— BEGIN Dataset entries —
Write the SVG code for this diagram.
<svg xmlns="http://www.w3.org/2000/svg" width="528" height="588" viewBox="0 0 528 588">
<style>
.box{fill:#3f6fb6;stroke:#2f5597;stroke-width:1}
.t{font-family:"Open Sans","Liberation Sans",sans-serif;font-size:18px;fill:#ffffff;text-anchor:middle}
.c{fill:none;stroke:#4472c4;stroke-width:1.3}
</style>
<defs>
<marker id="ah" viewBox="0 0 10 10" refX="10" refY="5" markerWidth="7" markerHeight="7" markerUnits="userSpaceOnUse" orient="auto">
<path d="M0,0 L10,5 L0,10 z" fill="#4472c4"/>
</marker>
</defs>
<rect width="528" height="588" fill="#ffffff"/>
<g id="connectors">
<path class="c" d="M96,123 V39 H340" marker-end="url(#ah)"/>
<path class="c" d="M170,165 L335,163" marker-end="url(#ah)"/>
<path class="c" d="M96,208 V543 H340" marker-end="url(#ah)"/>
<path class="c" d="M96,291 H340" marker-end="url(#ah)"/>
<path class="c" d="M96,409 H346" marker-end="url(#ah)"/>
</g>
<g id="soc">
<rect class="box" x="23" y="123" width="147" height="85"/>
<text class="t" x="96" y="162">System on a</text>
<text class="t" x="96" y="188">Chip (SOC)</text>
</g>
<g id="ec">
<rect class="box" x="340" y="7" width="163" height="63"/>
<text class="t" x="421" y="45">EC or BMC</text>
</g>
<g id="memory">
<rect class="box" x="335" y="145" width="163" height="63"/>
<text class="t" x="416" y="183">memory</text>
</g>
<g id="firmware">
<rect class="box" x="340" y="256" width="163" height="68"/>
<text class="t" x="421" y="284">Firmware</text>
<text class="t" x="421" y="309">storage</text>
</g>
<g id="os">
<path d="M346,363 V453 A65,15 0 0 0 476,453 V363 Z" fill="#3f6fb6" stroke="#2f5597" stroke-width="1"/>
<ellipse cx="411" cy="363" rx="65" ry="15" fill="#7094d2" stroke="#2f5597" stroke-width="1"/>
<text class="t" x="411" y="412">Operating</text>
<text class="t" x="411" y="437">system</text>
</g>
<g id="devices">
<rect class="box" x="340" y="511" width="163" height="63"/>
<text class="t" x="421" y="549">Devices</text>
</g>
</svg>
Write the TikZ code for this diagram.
— END Dataset entries —
— BEGIN Dataset entries —
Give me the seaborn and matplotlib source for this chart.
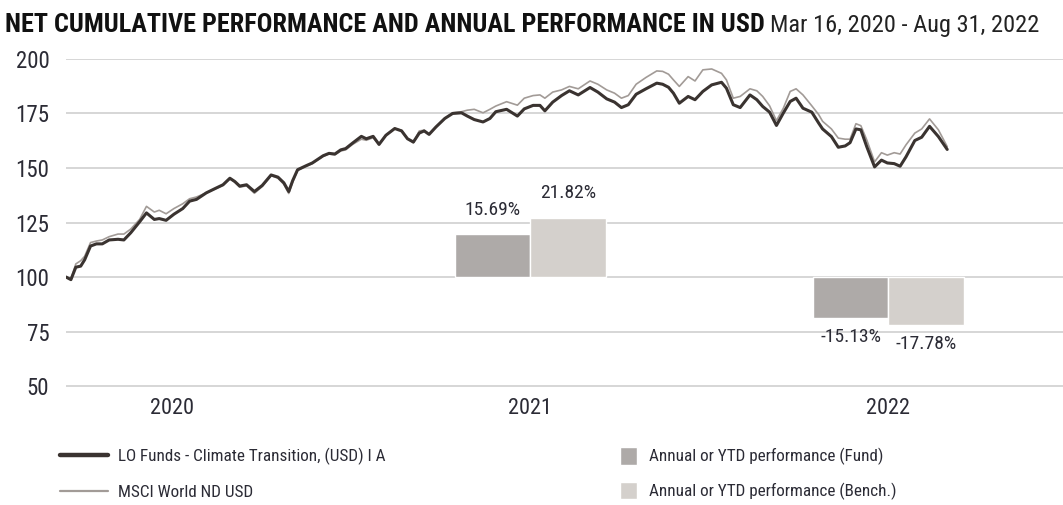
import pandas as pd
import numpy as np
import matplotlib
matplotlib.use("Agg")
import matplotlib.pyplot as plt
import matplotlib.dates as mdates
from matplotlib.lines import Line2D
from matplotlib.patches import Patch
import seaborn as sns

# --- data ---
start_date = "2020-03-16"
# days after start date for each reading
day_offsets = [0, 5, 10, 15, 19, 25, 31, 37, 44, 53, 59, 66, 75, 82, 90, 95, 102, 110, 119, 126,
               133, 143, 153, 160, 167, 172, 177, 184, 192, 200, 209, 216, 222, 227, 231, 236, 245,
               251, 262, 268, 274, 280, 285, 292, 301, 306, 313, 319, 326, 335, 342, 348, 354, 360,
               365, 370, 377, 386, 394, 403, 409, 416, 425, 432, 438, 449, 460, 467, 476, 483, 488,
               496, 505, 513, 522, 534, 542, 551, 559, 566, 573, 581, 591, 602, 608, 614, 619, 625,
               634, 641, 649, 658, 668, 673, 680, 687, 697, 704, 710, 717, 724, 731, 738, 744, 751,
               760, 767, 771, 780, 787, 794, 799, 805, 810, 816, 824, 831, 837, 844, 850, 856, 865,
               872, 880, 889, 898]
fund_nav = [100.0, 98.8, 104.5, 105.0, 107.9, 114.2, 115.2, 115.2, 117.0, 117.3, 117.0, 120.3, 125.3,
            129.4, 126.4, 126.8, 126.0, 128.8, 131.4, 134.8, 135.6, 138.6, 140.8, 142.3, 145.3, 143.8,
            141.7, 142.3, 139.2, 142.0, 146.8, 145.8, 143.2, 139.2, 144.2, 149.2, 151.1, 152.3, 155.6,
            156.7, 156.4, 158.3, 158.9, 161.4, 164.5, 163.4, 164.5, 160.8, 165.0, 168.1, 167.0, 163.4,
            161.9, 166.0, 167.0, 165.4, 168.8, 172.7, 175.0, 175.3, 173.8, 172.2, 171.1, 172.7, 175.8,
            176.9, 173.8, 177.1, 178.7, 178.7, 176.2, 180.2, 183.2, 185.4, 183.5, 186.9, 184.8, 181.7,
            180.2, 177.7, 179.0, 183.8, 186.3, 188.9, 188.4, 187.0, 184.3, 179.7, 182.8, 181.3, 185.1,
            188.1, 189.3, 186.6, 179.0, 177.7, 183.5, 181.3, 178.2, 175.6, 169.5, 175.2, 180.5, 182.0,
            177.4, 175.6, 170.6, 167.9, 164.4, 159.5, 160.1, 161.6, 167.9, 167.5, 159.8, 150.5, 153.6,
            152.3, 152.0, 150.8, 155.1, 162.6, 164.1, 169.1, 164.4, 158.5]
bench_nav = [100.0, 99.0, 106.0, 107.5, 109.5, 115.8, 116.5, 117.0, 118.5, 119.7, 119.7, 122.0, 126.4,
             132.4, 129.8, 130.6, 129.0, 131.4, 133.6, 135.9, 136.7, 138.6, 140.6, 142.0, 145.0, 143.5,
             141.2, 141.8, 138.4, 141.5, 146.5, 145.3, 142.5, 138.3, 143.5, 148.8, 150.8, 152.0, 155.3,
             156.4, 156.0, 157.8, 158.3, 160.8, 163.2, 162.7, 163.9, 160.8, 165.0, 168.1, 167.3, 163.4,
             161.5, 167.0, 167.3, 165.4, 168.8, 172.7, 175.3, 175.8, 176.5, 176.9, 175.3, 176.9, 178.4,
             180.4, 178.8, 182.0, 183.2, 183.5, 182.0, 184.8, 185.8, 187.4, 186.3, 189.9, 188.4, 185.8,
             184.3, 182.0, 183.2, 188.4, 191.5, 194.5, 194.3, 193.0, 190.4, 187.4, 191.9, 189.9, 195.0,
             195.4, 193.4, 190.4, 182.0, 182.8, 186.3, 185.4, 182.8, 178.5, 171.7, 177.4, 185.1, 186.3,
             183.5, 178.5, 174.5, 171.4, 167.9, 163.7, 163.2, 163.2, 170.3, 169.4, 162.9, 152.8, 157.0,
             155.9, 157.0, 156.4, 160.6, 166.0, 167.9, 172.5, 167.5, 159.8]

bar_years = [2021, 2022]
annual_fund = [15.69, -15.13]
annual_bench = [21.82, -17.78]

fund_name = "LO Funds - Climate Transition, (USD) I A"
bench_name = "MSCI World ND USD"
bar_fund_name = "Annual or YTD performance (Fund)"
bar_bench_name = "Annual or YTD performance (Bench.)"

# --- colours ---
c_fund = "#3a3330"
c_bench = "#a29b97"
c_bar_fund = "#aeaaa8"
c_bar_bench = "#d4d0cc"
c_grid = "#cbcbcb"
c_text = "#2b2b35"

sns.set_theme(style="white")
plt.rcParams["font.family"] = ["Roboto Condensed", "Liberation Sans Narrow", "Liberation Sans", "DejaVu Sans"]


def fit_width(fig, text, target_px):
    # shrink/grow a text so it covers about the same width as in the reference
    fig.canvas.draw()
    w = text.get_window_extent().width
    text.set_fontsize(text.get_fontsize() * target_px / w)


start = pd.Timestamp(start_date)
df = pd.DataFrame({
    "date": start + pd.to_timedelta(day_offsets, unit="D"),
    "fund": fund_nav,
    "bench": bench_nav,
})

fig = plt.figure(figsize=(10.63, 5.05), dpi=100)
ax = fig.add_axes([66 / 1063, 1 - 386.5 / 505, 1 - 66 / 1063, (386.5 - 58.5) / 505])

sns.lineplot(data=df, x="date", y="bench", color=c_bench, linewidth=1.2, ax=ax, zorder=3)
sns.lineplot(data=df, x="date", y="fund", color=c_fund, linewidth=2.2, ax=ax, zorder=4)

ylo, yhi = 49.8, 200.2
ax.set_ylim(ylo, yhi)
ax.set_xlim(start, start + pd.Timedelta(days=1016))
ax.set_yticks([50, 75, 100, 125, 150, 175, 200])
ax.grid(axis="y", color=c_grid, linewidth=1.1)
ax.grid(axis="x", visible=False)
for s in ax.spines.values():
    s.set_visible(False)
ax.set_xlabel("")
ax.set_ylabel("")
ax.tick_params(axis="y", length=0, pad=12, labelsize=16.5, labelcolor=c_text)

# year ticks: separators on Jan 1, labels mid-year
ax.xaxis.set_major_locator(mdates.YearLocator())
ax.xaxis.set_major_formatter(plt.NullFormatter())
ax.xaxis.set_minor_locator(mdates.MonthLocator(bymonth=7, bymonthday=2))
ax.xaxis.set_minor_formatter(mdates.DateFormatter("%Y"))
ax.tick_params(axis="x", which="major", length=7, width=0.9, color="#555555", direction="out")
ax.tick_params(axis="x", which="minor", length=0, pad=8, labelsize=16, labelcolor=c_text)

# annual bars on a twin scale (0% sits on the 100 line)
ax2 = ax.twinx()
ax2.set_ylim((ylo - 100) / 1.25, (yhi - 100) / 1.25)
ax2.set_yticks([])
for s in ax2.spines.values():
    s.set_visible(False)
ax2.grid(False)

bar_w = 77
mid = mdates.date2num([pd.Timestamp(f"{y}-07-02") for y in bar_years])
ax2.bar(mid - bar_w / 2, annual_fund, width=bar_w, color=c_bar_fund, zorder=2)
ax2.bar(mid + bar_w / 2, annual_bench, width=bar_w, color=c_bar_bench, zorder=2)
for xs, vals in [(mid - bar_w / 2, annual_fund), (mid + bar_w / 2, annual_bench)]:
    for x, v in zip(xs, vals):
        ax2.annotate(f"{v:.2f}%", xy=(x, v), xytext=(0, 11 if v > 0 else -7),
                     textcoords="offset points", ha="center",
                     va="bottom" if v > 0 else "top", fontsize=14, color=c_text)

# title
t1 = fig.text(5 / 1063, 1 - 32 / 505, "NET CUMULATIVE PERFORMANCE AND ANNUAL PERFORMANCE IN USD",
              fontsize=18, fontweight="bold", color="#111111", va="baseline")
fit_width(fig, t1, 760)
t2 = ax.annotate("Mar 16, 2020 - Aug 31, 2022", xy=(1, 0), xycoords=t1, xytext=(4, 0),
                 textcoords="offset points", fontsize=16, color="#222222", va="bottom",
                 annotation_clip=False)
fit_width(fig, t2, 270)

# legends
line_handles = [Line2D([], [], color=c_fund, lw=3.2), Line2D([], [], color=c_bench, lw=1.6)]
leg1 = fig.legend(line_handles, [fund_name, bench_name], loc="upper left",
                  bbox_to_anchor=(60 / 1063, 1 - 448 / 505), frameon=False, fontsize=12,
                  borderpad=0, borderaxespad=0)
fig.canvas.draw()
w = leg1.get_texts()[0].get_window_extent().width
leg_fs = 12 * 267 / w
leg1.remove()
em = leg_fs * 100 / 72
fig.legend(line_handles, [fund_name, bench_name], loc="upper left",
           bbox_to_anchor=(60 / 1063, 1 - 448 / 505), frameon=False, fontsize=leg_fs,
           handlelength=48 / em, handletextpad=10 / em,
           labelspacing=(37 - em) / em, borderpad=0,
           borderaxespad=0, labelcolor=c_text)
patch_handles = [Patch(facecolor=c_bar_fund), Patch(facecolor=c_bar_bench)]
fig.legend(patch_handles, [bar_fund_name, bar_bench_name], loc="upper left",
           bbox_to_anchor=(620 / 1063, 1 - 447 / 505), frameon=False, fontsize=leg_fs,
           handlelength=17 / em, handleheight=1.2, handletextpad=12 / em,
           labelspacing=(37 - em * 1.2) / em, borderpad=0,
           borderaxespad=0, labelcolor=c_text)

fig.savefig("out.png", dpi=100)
— END Dataset entries —
Copy out the lines that hold "Write".

Write the SVG code for this diagram.
Write the TikZ code for this diagram.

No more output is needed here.